Submitted to: Avian Diseases
Publication Type: Peer Reviewed Journal
Publication Acceptance Date: 5/8/1996
Publication Date: N/A
Citation: Interpretive Summary: Pasteurella multocida is a bacterium which is a major cause of disease in livestock and poultry. The bacterium produces a capsule that inhibits its uptake and killing by host phagocytic cells. The capsule is composed of hyaluronic acid, a chemical compound identical with that found in host animal tissues. This research showed that P. multocida was recognized by macrophages and would bind to their cell surface. However, the bacteria could not be ingested by macrophages and killed unless the capsule was removed. A receptor specific for hyaluronic acid was identified on the macrophages. These findings are important because they demonstrate a mechanism of pathogenicity of the bacterium and identify a host cell receptor that has not been previously identified.
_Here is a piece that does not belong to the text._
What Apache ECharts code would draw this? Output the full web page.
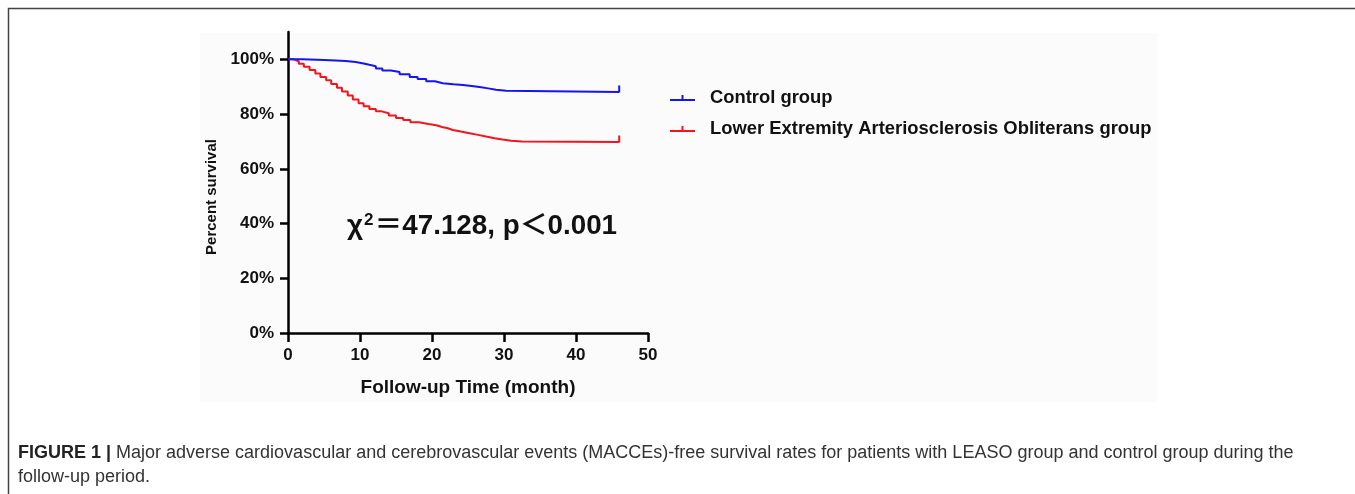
<!DOCTYPE html>
<html>
<head>
<meta charset="utf-8">
<script src="https://cdn.jsdelivr.net/npm/echarts@6/dist/echarts.min.js"></script>
<style>
html,body{margin:0;padding:0;background:#fff;}
#chart{width:1355px;height:494px;}
</style>
</head>
<body>
<div id="chart"></div>
<script>
// ---- data ----
const controlTimes = [0, 2, 5, 6.6, 8, 9.4, 10.5, 11.3, 12.2, 13.1, 14.3, 15.5, 16.9, 18, 19.2, 20.4, 21.5, 23, 24.3, 25.5, 26.6, 27.8, 28.9, 30.3, 46];
const controlSurvival = [100, 99.8, 99.6, 99.4, 99.0, 98.5, 98.0, 97.5, 96.7, 95.9, 95.4, 94.6, 93.6, 92.8, 92.0, 91.3, 90.9, 90.6, 90.3, 89.9, 89.4, 88.9, 88.5, 88.1, 88.1];
const leasoTimes = [0, 0.8, 1.5, 2.2, 3.0, 3.8, 4.5, 5.3, 6.0, 6.8, 7.5, 8.3, 9.0, 9.8, 10.5, 11.3, 12.2, 13.0, 14.0, 15.0, 16.0, 17.0, 18.2, 19.5, 20.6, 21.4, 22.2, 22.9, 24.0, 25.2, 26.4, 27.5, 28.7, 29.8, 31.0, 32.5, 46];
const leasoSurvival = [100, 99.3, 98.4, 97.3, 96.1, 94.8, 93.6, 92.4, 91.0, 89.6, 88.3, 86.8, 85.3, 84.0, 82.9, 81.9, 81.0, 80.3, 79.5, 78.6, 77.8, 77.0, 76.4, 75.9, 75.3, 74.8, 74.2, 73.6, 73.0, 72.4, 71.8, 71.2, 70.7, 70.3, 70.0, 69.8, 69.8];
const seriesNames = ['Control group', 'Lower Extremity Arteriosclerosis Obliterans group'];
const xTicks = [0, 10, 20, 30, 40, 50];
const yTicks = [0, 20, 40, 60, 80, 100];
const xAxisTitle = 'Follow-up Time (month)';
const yAxisTitle = 'Percent survival';
const statText = ['χ', '2', '＝47.128, p＜0.001'];
const captionBold = 'FIGURE 1 |';
const captionLine1 = ' Major adverse cardiovascular and cerebrovascular events (MACCEs)-free survival rates for patients with LEASO group and control group during the';
const captionLine2 = 'follow-up period.';

function toPoints(ts, vs) {
  return ts.map((t, i) => {
    const p = { value: [t, vs[i]] };
    if (i === ts.length - 1) {
      p.symbol = 'path://M0,0h2v7h-2z';
      p.symbolSize = [2, 7];
      p.symbolOffset = [0, -3];
    }
    return p;
  });
}

const chart = echarts.init(document.getElementById('chart'), null, { renderer: 'canvas' });
const FONT = 'Arial, "Liberation Sans", Helvetica, sans-serif';
const legendIcon = 'path://M0,4h25v2h-25z M11.5,0h2v4h-2z';

chart.setOption({
  backgroundColor: '#ffffff',
  animation: false,
  grid: { left: 288, right: 707, top: 32, bottom: 161, containLabel: false },
  legend: {
    orient: 'vertical',
    left: 670,
    top: 89,
    padding: 0,
    itemWidth: 25,
    itemHeight: 6,
    itemGap: 13,
    data: [
      { name: seriesNames[0], icon: legendIcon },
      { name: seriesNames[1], icon: legendIcon }
    ],
    textStyle: { fontFamily: FONT, fontWeight: 'bold', fontSize: 18.4, color: '#111', padding: [0, 0, 0, 10] }
  },
  xAxis: {
    type: 'value',
    min: 0, max: 50, interval: 10,
    axisLine: { show: true, onZero: false, lineStyle: { color: '#000', width: 2.5 } },
    axisTick: { show: true, length: 9, lineStyle: { color: '#000', width: 2.5 } },
    splitLine: { show: false },
    axisLabel: { margin: 14, fontFamily: FONT, fontWeight: 'bold', fontSize: 17, color: '#111',
      customValues: xTicks },
    name: xAxisTitle,
    nameLocation: 'middle',
    nameGap: 45,
    nameTextStyle: { fontFamily: FONT, fontWeight: 'bold', fontSize: 19, color: '#111' }
  },
  yAxis: {
    type: 'value',
    min: 0, max: 110,
    axisLine: { show: true, onZero: false, lineStyle: { color: '#000', width: 2.5 } },
    axisTick: { show: true, length: 8, lineStyle: { color: '#000', width: 2.5 }, customValues: yTicks },
    splitLine: { show: false },
    axisLabel: { margin: 14, fontFamily: FONT, fontWeight: 'bold', fontSize: 17, color: '#111',
      customValues: yTicks, formatter: v => v + '%' }
  },
  series: [
    {
      name: seriesNames[0], type: 'line', step: 'end',
      data: toPoints(controlTimes, controlSurvival),
      showSymbol: true, symbol: 'none',
      color: '#1414f5',
      lineStyle: { color: '#1414f5', width: 2 },
      itemStyle: { color: '#1414f5' },
      z: 3
    },
    {
      name: seriesNames[1], type: 'line', step: 'end',
      data: toPoints(leasoTimes, leasoSurvival),
      showSymbol: true, symbol: 'none',
      color: '#f5141e',
      lineStyle: { color: '#f5141e', width: 2 },
      itemStyle: { color: '#f5141e' },
      z: 2
    }
  ],
  graphic: [
    { type: 'rect', silent: true, z: -10, shape: { x: 200, y: 33, width: 957, height: 369 }, style: { fill: '#fbfbfb' } },
    { type: 'polyline', silent: true, z: 10, shape: { points: [[8.5, 600], [8.5, 8.5], [1400, 8.5]] }, style: { stroke: '#444', lineWidth: 1.5, fill: null } },
    {
      type: 'text', x: 212, y: 197, rotation: Math.PI / 2, z: 10,
      style: { text: yAxisTitle, align: 'center', verticalAlign: 'middle',
        fontFamily: FONT, fontWeight: 'bold', fontSize: 15, fill: '#111' }
    },
    {
      type: 'text', x: 347, y: 226, z: 10,
      style: {
        text: '{a|' + statText[0] + '}{s|' + statText[1] + '}{a|' + statText[2] + '}',
        verticalAlign: 'middle',
        rich: {
          a: { fontFamily: 'Arial, "Liberation Sans", "Noto Sans CJK SC", sans-serif', fontWeight: 'bold', fontSize: 27.8, fill: '#111' },
          s: { fontFamily: FONT, fontWeight: 'bold', fontSize: 17, fill: '#111', verticalAlign: 'top', padding: [0, 1, 12, 1] }
        }
      }
    },
    {
      type: 'text', x: 18, y: 453, z: 10,
      style: {
        text: '{b|' + captionBold + '}{r|' + captionLine1 + '}',
        verticalAlign: 'middle',
        rich: {
          b: { fontFamily: '"Liberation Sans", Arial, sans-serif', fontWeight: 'bold', fontSize: 18, fill: '#222' },
          r: { fontFamily: '"Liberation Sans", Arial, sans-serif', fontSize: 18, fill: '#333' }
        }
      }
    },
    {
      type: 'text', x: 18, y: 477, z: 10,
      style: {
        text: captionLine2, verticalAlign: 'middle',
        fontFamily: '"Liberation Sans", Arial, sans-serif', fontSize: 18, fill: '#333'
      }
    }
  ]
});
</script>
</body>
</html>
This research will benefit other scientists studying the pathogenicity of P. multocida and the role that host cell receptors have in disease processes.
Technical Abstract: Serogroup A strains of Pasteurella multocida, the major cause of fowl cholera, are resistant to phagocytosis in non-immunized birds. Adherence studies with a capsulated strain of P. multocida (serotype A:3) and turkey air sac macrophages in culture showed that the bacteria were capable of adhering in large numbers to the macrophages but were not internalized. A noncapsulated variant of the bacteria (serotype -:3) showed little or no adherence and was not internalized. These data indicated that the adhesive properties were due to the presence of a capsule on the bacteria. The role of capsular hyaluronic acid in adherence to macrophages was investigated. Depolymerization of the bacterial capsule with hyaluronidase increased phagocytosis by macrophage cultures, and addition of hyaluronic acid to the macrophages inhibited bacterial adherence. Additionally, exposure of macrophages to chondroitin sulfate B, an anionic polysaccharide similar to hyaluronic acid, did not affect the adhesive properties and resistance to phagocytosis of capsulated organisms. Treatment of macrophages with sodium metaperiodate or trypsin suppressed bacterial binding. Collectively, these data indicate that P. multocida adhesion to air sac macrophages, but not internalization, is mediated by capsular hyaluronic acid and suggest that recognition of this bacterial polysaccharide is due to a specific glycoprotein receptor.